Na indústria, deve-se à momentânea vitória e participação no Poder da burguesia comerciante em fins do século XIV um impulso na produção, uma vez que então (ao contrário do que sucederá com o capitalismo em que «o comércio se torna então o servidor da produção industrial») era o capital comercial que comandava e impulsionava o desenvolvimento da indústria.
É possivelmente logo depois da revolução que em Alcobaça se começaram a tecer lanifícios de cor. Na primeira metade do século XV, manufacturava-se pano fino para lençóis do qual se podia dizer que emparelhava com o vindo da França e da Bretanha. Em 1439 tenta-se em Portugal o fabrico de papel aproveitando as correntes de água e em 1441 existe em Leiria um «moinho de papel». Em 1445 inicia-se a aplicação do pastel à tinturaria. A reacção aristocrática triunfante, anichando-se e consolidando-se no poder, anula os sucessos burgueses nos campos, disputa ela própria, suga e dilapida os êxitos da indústria e do comércio.

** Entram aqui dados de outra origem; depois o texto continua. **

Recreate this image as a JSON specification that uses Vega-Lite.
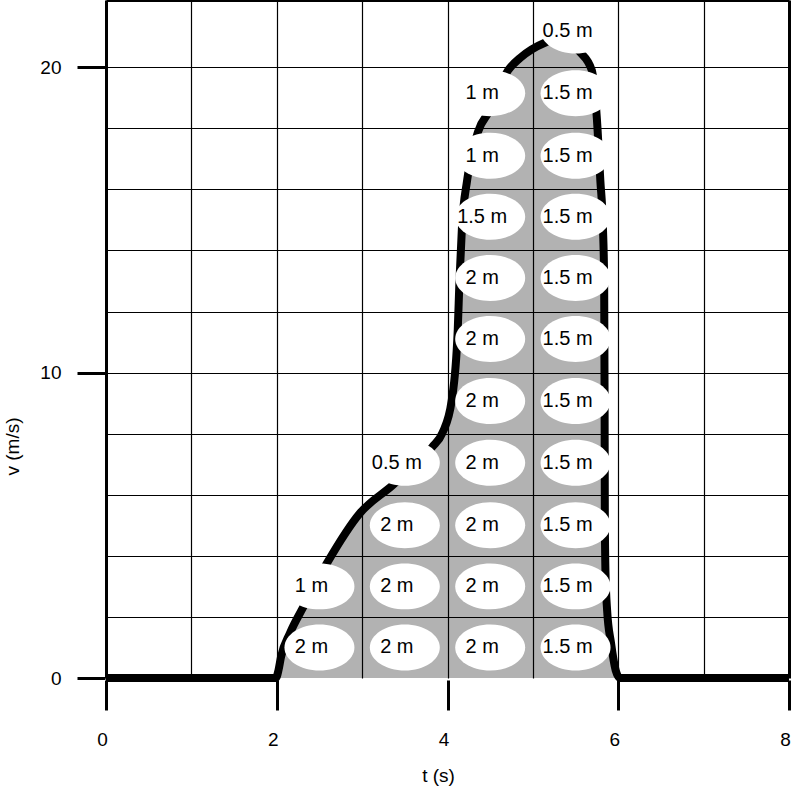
{
  "$schema": "https://vega.github.io/schema/vega-lite/v6.json",
  "width": 683,
  "height": 678,
  "autosize": "none",
  "padding": {"left": 106, "top": 0, "right": 3, "bottom": 110},
  "background": "white",
  "config": {"view": {"stroke": null}, "font": "Liberation Sans"},
  "datasets": {
    "curve": [
      {"t": 0, "v": 0}, {"t": 1.99, "v": 0},
      {"t": 2.02, "v": 0.25}, {"t": 2.05, "v": 0.69}, {"t": 2.155, "v": 1.47}, {"t": 2.31, "v": 2.32},
      {"t": 2.59, "v": 3.77}, {"t": 2.975, "v": 5.4}, {"t": 3.36, "v": 6.32}, {"t": 3.82, "v": 7.56},
      {"t": 3.94, "v": 8.02}, {"t": 4.05, "v": 9.1}, {"t": 4.12, "v": 11.4}, {"t": 4.14, "v": 13.0},
      {"t": 4.17, "v": 14.8}, {"t": 4.23, "v": 16.3}, {"t": 4.36, "v": 17.9}, {"t": 4.5, "v": 18.6},
      {"t": 4.71, "v": 19.9}, {"t": 4.85, "v": 20.3}, {"t": 5.14, "v": 20.8}, {"t": 5.32, "v": 20.95},
      {"t": 5.55, "v": 20.5}, {"t": 5.69, "v": 19.9}, {"t": 5.75, "v": 18.3}, {"t": 5.79, "v": 16.3},
      {"t": 5.82, "v": 14.8}, {"t": 5.835, "v": 13.0}, {"t": 5.84, "v": 9.1}, {"t": 5.843, "v": 5.2},
      {"t": 5.85, "v": 3.5}, {"t": 5.87, "v": 2.2}, {"t": 5.915, "v": 1.15}, {"t": 5.97, "v": 0.25},
      {"t": 6.02, "v": 0}, {"t": 8, "v": 0}
    ],
    "cells": [
      {"t": 2.5, "v": 1, "label": "2 m"}, {"t": 2.5, "v": 3, "label": "1 m"},
      {"t": 3.5, "v": 1, "label": "2 m"}, {"t": 3.5, "v": 3, "label": "2 m"},
      {"t": 3.5, "v": 5, "label": "2 m"}, {"t": 3.5, "v": 7.05, "label": "0.5 m"},
      {"t": 4.5, "v": 1, "label": "2 m"}, {"t": 4.5, "v": 3, "label": "2 m"},
      {"t": 4.5, "v": 5, "label": "2 m"}, {"t": 4.5, "v": 7.05, "label": "2 m"},
      {"t": 4.5, "v": 9.07, "label": "2 m"}, {"t": 4.5, "v": 11.1, "label": "2 m"},
      {"t": 4.5, "v": 13.1, "label": "2 m"}, {"t": 4.5, "v": 15.1, "label": "1.5 m"},
      {"t": 4.5, "v": 17.1, "label": "1 m"}, {"t": 4.5, "v": 19.15, "label": "1 m"},
      {"t": 5.5, "v": 1, "label": "1.5 m"}, {"t": 5.5, "v": 3, "label": "1.5 m"},
      {"t": 5.5, "v": 5, "label": "1.5 m"}, {"t": 5.5, "v": 7.05, "label": "1.5 m"},
      {"t": 5.5, "v": 9.07, "label": "1.5 m"}, {"t": 5.5, "v": 11.1, "label": "1.5 m"},
      {"t": 5.5, "v": 13.1, "label": "1.5 m"}, {"t": 5.5, "v": 15.1, "label": "1.5 m"},
      {"t": 5.5, "v": 17.1, "label": "1.5 m"}, {"t": 5.5, "v": 19.15, "label": "1.5 m"},
      {"t": 5.5, "v": 21.2, "label": "0.5 m"}
    ]
  },
  "layer": [
    {
      "data": {"name": "curve"},
      "mark": {"type": "area", "interpolate": "monotone", "color": "black", "opacity": 0.3},
      "encoding": {
        "x": {
          "field": "t", "type": "quantitative", "title": "t (s)",
          "scale": {"domain": [0, 8], "nice": false, "zero": false},
          "axis": {
            "values": [0, 1, 2, 3, 4, 5, 6, 7, 8],
            "format": "d",
            "grid": true, "gridColor": "black",
            "gridWidth": {"expr": "datum.value === 0 || datum.value === 8 ? 3 : 1.2"},
            "domain": false,
            "offset": 2,
            "tickColor": "black", "tickWidth": 3, "tickSize": 30,
            "tickOpacity": {"expr": "datum.value % 2 === 0 ? 1 : 0"},
            "labelExpr": "datum.value % 2 === 0 ? datum.label : ''",
            "labelFontSize": 19, "labelColor": "black", "labelPadding": 20,
            "labelOffset": -4, "labelFlush": false, "labelOverlap": false,
            "titleFontSize": 19, "titleFontWeight": "normal", "titleColor": "black",
            "titleX": 332, "titleY": 95, "titleBaseline": "middle", "titleAlign": "center"
          }
        },
        "y": {
          "field": "v", "type": "quantitative", "title": "v (m/s)",
          "scale": {"domain": [0, 22.2], "nice": false, "zero": false},
          "axis": {
            "values": [0, 2, 4, 6, 8, 10, 12, 14, 16, 18, 20, 22.2],
            "grid": true, "gridColor": "black",
            "gridWidth": {"expr": "datum.value > 22 ? 3 : 1.2"},
            "gridOpacity": {"expr": "datum.value === 0 ? 0 : 1"},
            "domain": false,
            "offset": 1,
            "tickColor": "black", "tickWidth": 3, "tickSize": 28,
            "tickOpacity": {"expr": "datum.value % 10 === 0 ? 1 : 0"},
            "labelExpr": "datum.value % 10 === 0 ? datum.label : ''",
            "labelFontSize": 19, "labelColor": "black", "labelPadding": 16,
            "labelOverlap": false, "labelFlush": false,
            "titleFontSize": 19, "titleFontWeight": "normal", "titleColor": "black",
            "titleX": -93, "titleY": 446, "titleAngle": 270,
            "titleBaseline": "middle", "titleAlign": "center"
          }
        }
      }
    },
    {
      "data": {"name": "curve"},
      "mark": {"type": "line", "interpolate": "monotone", "color": "black", "strokeWidth": 8},
      "encoding": {
        "x": {"field": "t", "type": "quantitative", "title": "t (s)"},
        "y": {"field": "v", "type": "quantitative", "title": "v (m/s)"}
      }
    },
    {
      "data": {"name": "cells"},
      "mark": {
        "type": "point",
        "shape": "M-1,0A1,0.657,0,1,0,1,0A1,0.657,0,1,0,-1,0Z",
        "size": 4900, "filled": true, "color": "white", "opacity": 1, "strokeWidth": 0
      },
      "encoding": {
        "x": {"field": "t", "type": "quantitative", "title": "t (s)"},
        "y": {"field": "v", "type": "quantitative", "title": "v (m/s)"}
      }
    },
    {
      "data": {"name": "cells"},
      "mark": {"type": "text", "fontSize": 20, "dx": -8, "baseline": "middle", "color": "black", "font": "Liberation Sans"},
      "encoding": {
        "x": {"field": "t", "type": "quantitative", "title": "t (s)"},
        "y": {"field": "v", "type": "quantitative", "title": "v (m/s)"},
        "text": {"field": "label"}
      }
    }
  ]
}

Mas nem pôde nem esteve interessada em destruir um aspecto fundamental do ascenso económico da burguesia e das vitórias da revolução do século XIV: a política comercial da nação ligada à expansão do comércio marítimo. Ela própria procura e consegue tirar proveito dessa nova política. O embate entre a nobreza e a burguesia nesta matéria não porá em causa a expansão. Versará fundamentalmente o tipo de expansão, que a burguesia procurará cimentar no comércio e suas vantagens e a nobreza procurará (e conseguirá finalmente) transformar em conquista, rapina e aventuras militares que virão a converter-se em desastre nacional.
É a vitória da burguesia do século XIV, o seu poder económico real, a sua influência, que determinam a política portuguesa no sentido do desenvolvimento do comércio internacional, que permitem a Portugal ascender a primeira potência mercantil e marítima e colocar-se à frente de todas as nações na epopeia humana dos descobrimentos. É a vitória burguesa e o seu espírito empreendedor e ascendente que dá a este empreendimento tenacidade e método e também prudência e segurança. À burguesia se deve toda essa luta gigantesca, persistente e metódica, que culminou com a descoberta do caminho marítimo para a Índia. E talvez também a ela se deva não ter a bandeira portuguesa flutuado nos navios de Colombo e de Fernão de Magalhães.

* Álvaro Cunhal, As Lutas de Classes em Portugal nos Fins da Idade Média, 3ª edição,
Editorial Caminho, Lisboa, 1997, pp. 167-170.